11. The particular example that LDB has circulated as a proposed 12-month calendar is a dramatic change. The school board’s calendar committee will be responsible for the end result, but perhaps less drastic changes would also be considered (e.g. steal one week from summer to add a break somewhere else, or consider making the two-week Spring Break the norm).

12. Summer is special, and a chance for kids to develop their identity outside of the school environment. Homework and schooling penetrate almost every hour of kids’ lives for 9.5 months per year... they need a big break every year to reset their focus and maybe come back to school with a fresh perspective. Having more breaks spread across the year may seem refreshing, but the magic of a big summer in a region with six months of winter and cold weather is not to underestimated.

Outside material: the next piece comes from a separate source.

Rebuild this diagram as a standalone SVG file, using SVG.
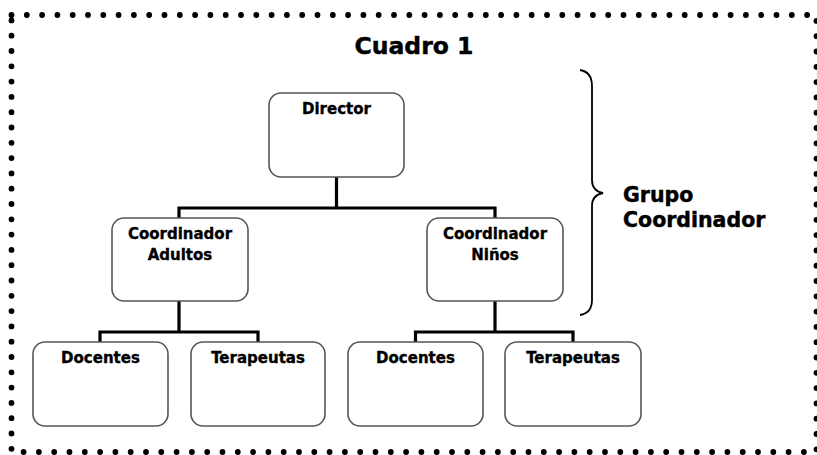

13. Summer is prime time for passion-based commitments that are vital for children and families. Swim clubs and soccer programs come to mind, as do arts camps, summer camps, and extended travel. A full-year program kills many of these summer-based opportunities for children to find their spark and develop skills that cannot be taught in school,

14. Big breaks are needed for LDB teachers, too, a break from email, marking, planning, etc. Any break provides an opportunity to recharge, but summer gives teachers a change to unplug, renew, work, and study. Teachers with summer jobs or enrolled in post-graduate educational programs will certainly be affected by full-year schooling, as will anyone who gardens, camps, hikes, or travels.

15. Some ordinary social conventions in the community would be affected by having school in the summer months. Anyone who uses Ospika Blvd. or Rainbow Drive would need to know that school zones are in effect for parts of July and August. Students baking in a hot school would need a relaxed dress code to mitigate the conditions. Children in neighbourhoods would need to adjust to having friends absent when they are ready to play and vice versa. Parents would have to get used to fund-raising and school activities 12 months a year, they would have to be “always on” as involved parents.

16. LDB has active parents, well-supported students, very few of which are vulnerable or impoverished. Combined with the single-track French Immersion program, this often gives the impression of LDB being an elite school, something a step removed from “regular public education.” This perception would only grow if the school moves to year-round schooling. Countering this perception would require placing yet another “cause” on an already active group or parents that has worked hard to ensure French Immersion is part of the continuum or accessible public education choices in Prince George.

17. Do a few things well and be mindful of constant programs changes. A recent BC educational leadership conference speaker encouraged schools not to reinvent systems that are working or force change for change sake. Suggestions for improvement are easy to conjure up but can end up requiring a significant commitment of time, energy, or money. Like the proposed French Immersion program consolidation in 2010, or the sibling priority debate in 2011, any time a school comes up with a new idea, parents and educators are pulled into another cycle of debate and activism. The question of year-round schooling, while it is a conversation we need to have, should be taking place at the district level first in order to establish some norms, expectations, and criteria.

18. Lastly, the NIMBY argument (a personal one) -- as a teacher I entered a profession knowing that I would not be working when my children are on holidays and they would not be in school while I am working. I work hard and when I’m not working I get to be with my family -- this is one of the reasons I love my job. It would be a different matter if my own school followed a year-round schedule, but that is not realistic at this time.